By the mid-1930s Trenton, New Jersey had long been a baseball hotbed. Numerous successful amateur and industrial league teams played there, including the American Legion powerhouse, the Schroths. Atop the city’s baseball heap was the semi-pro Trenton Case Packers, sponsored by the pork packing plant founded by George Washington Case. The Case Packers honed their skills against not only other semi-pro clubs but also some of the better Negro League teams of the time, the New York Black Yankees, Newark Eagles and Zulu Colored Giants.
Enter Joe Cambria. The Italian-born Baltimore laundryman and former semi-pro player got back into baseball by purchasing the Hagerstown club in the Blue Ridge League in 1929. Cambria eventually moved that franchise to Youngstown, Ohio and, in 1932 reached a working agreement with Clark Griffith to make Youngstown a Washington Nationals farm team. Cambria expanded his minor league holdings over the next three years, buying the Class AA International League’s Albany Senators in 1933 and the Harrisburg Senators of the Class A New York-Pennsylvania League in 1935. Although he supplied other major league teams with Albany and Harrisburg talent, Cambria effectively made those franchises Washington farm clubs as well.

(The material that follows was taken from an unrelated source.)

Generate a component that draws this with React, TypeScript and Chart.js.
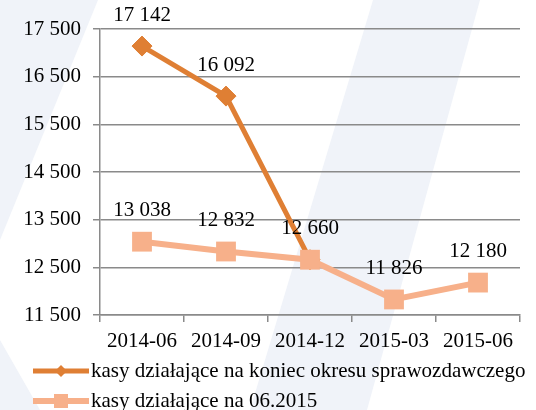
import React, { useEffect, useRef } from 'react';
import { Chart, registerables } from 'chart.js';

Chart.register(...registerables);

const categories = ['2014-06', '2014-09', '2014-12', '2015-03', '2015-06'];
const seriesEndOfPeriod = [17142, 16092, 12660, null, null];
const seriesAsOfJune2015 = [13038, 12832, 12660, 11826, 12180];
const seriesNames = [
  'kasy działające na koniec okresu sprawozdawczego',
  'kasy działające na 06.2015',
];
const yMin = 11500;
const yMax = 17500;
const yStep = 1000;

const FONT = '"Liberation Serif", "Times New Roman", serif';
const FS = 21;
const DARK = '#df7f34';
const LIGHT = '#f7b08a';
const GRID = '#8a8a8a';

const fmt = (v: number) => String(Math.round(v)).replace(/\B(?=(\d{3})+(?!\d))/g, ' ');

const backgroundPlugin = {
  id: 'bgStripes',
  beforeDraw(chart: any) {
    const { ctx, width, height } = chart;
    ctx.save();
    ctx.fillStyle = '#ffffff';
    ctx.fillRect(0, 0, width, height);
    ctx.fillStyle = '#f0f3f9';
    ctx.beginPath();
    ctx.moveTo(0, 0);
    ctx.lineTo(98, 0);
    ctx.lineTo(0, 240);
    ctx.closePath();
    ctx.fill();
    ctx.beginPath();
    ctx.moveTo(373, 0);
    ctx.lineTo(480, 0);
    ctx.lineTo(367, 410);
    ctx.lineTo(250, 410);
    ctx.closePath();
    ctx.fill();
    ctx.beginPath();
    ctx.moveTo(0, 340);
    ctx.lineTo(0, 410);
    ctx.lineTo(40, 410);
    ctx.closePath();
    ctx.fill();
    ctx.restore();
  },
};

const labelsPlugin = {
  id: 'valueLabels',
  afterDatasetsDraw(chart: any) {
    const { ctx } = chart;
    const drawn = new Set<string>();
    ctx.save();
    ctx.font = `${FS}px ${FONT}`;
    ctx.fillStyle = '#000';
    ctx.textAlign = 'center';
    ctx.textBaseline = 'middle';
    chart.data.datasets.forEach((ds: any, di: number) => {
      const meta = chart.getDatasetMeta(di);
      meta.data.forEach((pt: any, i: number) => {
        const v = ds.data[i];
        if (v == null) return;
        const key = `${Math.round(pt.x)}_${Math.round(pt.y)}`;
        if (drawn.has(key)) return;
        drawn.add(key);
        ctx.fillText(fmt(v), pt.x, pt.y - 31);
      });
    });
    ctx.restore();
  },
};

const legendPlugin = {
  id: 'customLegend',
  afterDraw(chart: any) {
    const { ctx } = chart;
    ctx.save();
    chart.data.datasets.forEach((ds: any, i: number) => {
      const y = 371 + i * 30;
      ctx.strokeStyle = ds.borderColor;
      ctx.lineWidth = ds.borderWidth;
      ctx.beginPath();
      ctx.moveTo(33, y);
      ctx.lineTo(89, y);
      ctx.stroke();
      ctx.fillStyle = ds.borderColor;
      ctx.beginPath();
      if (ds.pointStyle === 'rectRot') {
        const r = 6;
        ctx.moveTo(61 - r, y);
        ctx.lineTo(61, y - r);
        ctx.lineTo(61 + r, y);
        ctx.lineTo(61, y + r);
        ctx.closePath();
      } else {
        ctx.rect(61 - 7, y - 7, 14, 14);
      }
      ctx.fill();
      ctx.font = `${FS}px ${FONT}`;
      ctx.fillStyle = '#000';
      ctx.textAlign = 'left';
      ctx.textBaseline = 'middle';
      ctx.fillText(ds.label, 91, y);
    });
    ctx.restore();
  },
};

export default function App() {
  const ref = useRef<HTMLCanvasElement | null>(null);

  useEffect(() => {
    if (!ref.current) return;
    const chart = new Chart(ref.current, {
      type: 'line',
      data: {
        labels: categories,
        datasets: [
          {
            label: seriesNames[0],
            data: seriesEndOfPeriod,
            borderColor: DARK,
            backgroundColor: DARK,
            borderWidth: 5,
            pointStyle: 'rectRot',
            pointRadius: 10,
            pointBorderWidth: 1,
            pointBackgroundColor: DARK,
            pointBorderColor: DARK,
            order: 2,
            spanGaps: false,
          },
          {
            label: seriesNames[1],
            data: seriesAsOfJune2015,
            borderColor: LIGHT,
            backgroundColor: LIGHT,
            borderWidth: 6,
            pointStyle: 'rect',
            pointRadius: 14,
            pointBorderWidth: 0,
            pointBackgroundColor: LIGHT,
            pointBorderColor: LIGHT,
            order: 1,
          },
        ],
      },
      options: {
        responsive: false,
        animation: false,
        devicePixelRatio: 1,
        layout: { padding: { left: 0, top: 29, right: 16, bottom: 55 } },
        plugins: {
          legend: { display: false },
          tooltip: { enabled: false },
        },
        scales: {
          x: {
            offset: true,
            grid: {
              offset: true,
              drawOnChartArea: false,
              drawTicks: true,
              tickLength: 7,
              color: GRID,
              lineWidth: 1.5,
            },
            border: { color: GRID, width: 1.5 },
            ticks: {
              color: '#000',
              font: { family: FONT, size: FS },
              padding: 7,
              maxRotation: 0,
            },
            afterFit: (s: any) => {
              s.height = 40;
            },
          },
          y: {
            min: yMin,
            max: yMax,
            ticks: {
              stepSize: yStep,
              color: '#000',
              font: { family: FONT, size: FS },
              padding: 12,
              callback: (v: any) => fmt(Number(v)),
            },
            grid: {
              color: GRID,
              lineWidth: 1.5,
              tickLength: 7,
              drawTicks: true,
            },
            border: { color: GRID, width: 1.5 },
            afterFit: (s: any) => {
              s.width = 100;
            },
          },
        },
      },
      plugins: [backgroundPlugin, labelsPlugin, legendPlugin],
    });
    return () => chart.destroy();
  }, []);

  return (
    <div style={{ position: 'fixed', left: 0, top: 0, width: 536, height: 410 }}>
      <canvas ref={ref} width={536} height={410} style={{ width: 536, height: 410, display: 'block' }} />
    </div>
  );
}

The Harrisburg club was set to open its 1936 campaign when heavy flooding in March sent much of their home park washing down the Susquehanna River. With repair of the stadium in time for opening day an impossibility, Cambria hurriedly arranged to move the franchise to nearby York. There the team, renamed the White Roses, struggled in the field and at the gate, languishing in the New York-Penn basement and drawing double-digit crowds at home. The cash-strapped Cambria sought to move his franchise yet again to a city that could support it and generate more revenue. Luckily for Cambria, one of the White Roses’ recent signees had star power and strong connections.
Twenty-year old pitcher/outfielder George Washington Case, Jr., coming off a tryout with the Philadelphia Athletics, had been recommended by Connie Mack to Clark Griffith, whose Washington outfield was lacking in depth compared to Mack’s. Trenton native Case, Junior was the half-brother of Clifford Case, who had taken over the pork packing business and backed the semi-pro Packers. Clifford Case and a committee of Trenton business leaders soon met with city officials and Joe Cambria and on June 30, 1936, Cambria signed a one-year lease from the Trenton Cathedral Parish on Dunn Field, a soccer facility, to be converted to baseball use. The announcement came the next day, July 1, that the York White Roses would become the Trenton Senators and play the second half of the season in the New Jersey state capital.
The newly minted Senators featured a pair of Garden State stars in addition to George Case. Catcher Alex Sabo, a New Brunswick native, had been one of the “Seven Blocks of Granite” on the Fordham University offensive line as well as a baseball star at the Bronx school. Outfielder Johnny Welaj, from nearby Manville, led the White Roses in batting and RBI while showing flashes of speed on the basepaths. The presence of the three New Jerseyans did little to help the Senators’ on-field fortunes, however. Sabo played well enough to earn a callup to Washington to replace the injured Cliff Bolton but Cambria struggled to find a replacement. Mike Guerra, one of the first of many Cuban players signed by Cambria, became the starter and was backed up by Chick Starr, who had been demoted from Washington and begrudgingly assigned from Albany. Even the infamous Ed “Alabama” Pitts, formerly of Sing Sing Prison, was of little help, failing to hit Class A pitching and earning an outright release.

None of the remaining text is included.